Como uma contadora de histórias ou uma escritora de romances, Maria Fernanda Lucena nos leva em suas pinturas a um outro tempo. Não se trata exatamente do passado, muito menos de um período específico da História.
São camadas de tempo, nas quais memórias de muitas décadas atrás convivem com o que foi visto há poucos minutos, nos transportando, assim, para um lugar sem nome: o lugar da ficção.

Em sua nova série, "Matinhos", a artista parte de fotografias analógicas de plantas ou ervas daninhas que nascem em meio ao concreto das grandes cidades.

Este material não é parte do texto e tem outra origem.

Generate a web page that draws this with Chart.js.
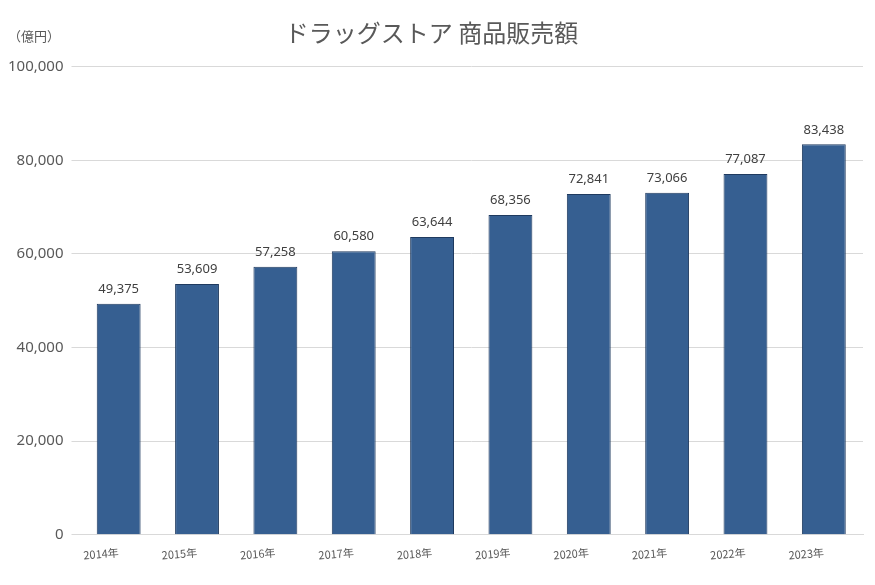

São fotografias produzidas por Lucena, fruto de seus encontros ao acaso com essas pequenas erupções no solo e de seu olhar treinadíssimo para entrever paisagens pictóricas no mundo ao seu redor.

A partir de tais imagens, a artista parte para o embate com a tela, misturando – como recorrente em sua obra – a pueril paisagem com outras de fotografias apropriadas. Desse cruzamento e da fusão entre vivências próprias e alheias, nasce uma terceira paisagem que parece narrar pequenas histórias, essas com h minúsculo, banais e corriqueiras, que são facilmente identificáveis por todos nós que já fomos crianças e que costumam perdurar nas memórias dos adultos como brumas.

Por meio das composições, Lucena coloca os pequenos matinhos em primeiro plano, retirando-os de seu trivial lugar de origem e conferindo-lhes escala e importância. As plantas, ora queimadas pelo sol, ora com pequenos pedaços carcomidos por pragas, confirmam as condições adversas às quais resistiram e apontam para a contradição que carregam: sua vulnerabilidade e vigor. Essa contradição é a mesma que vislumbramos em tantas outras pinturas de Maria Fernanda Lucena, assim, a artista parece querer apontar para a transitoriedade da memória e, em última instância, de tudo que é vivo.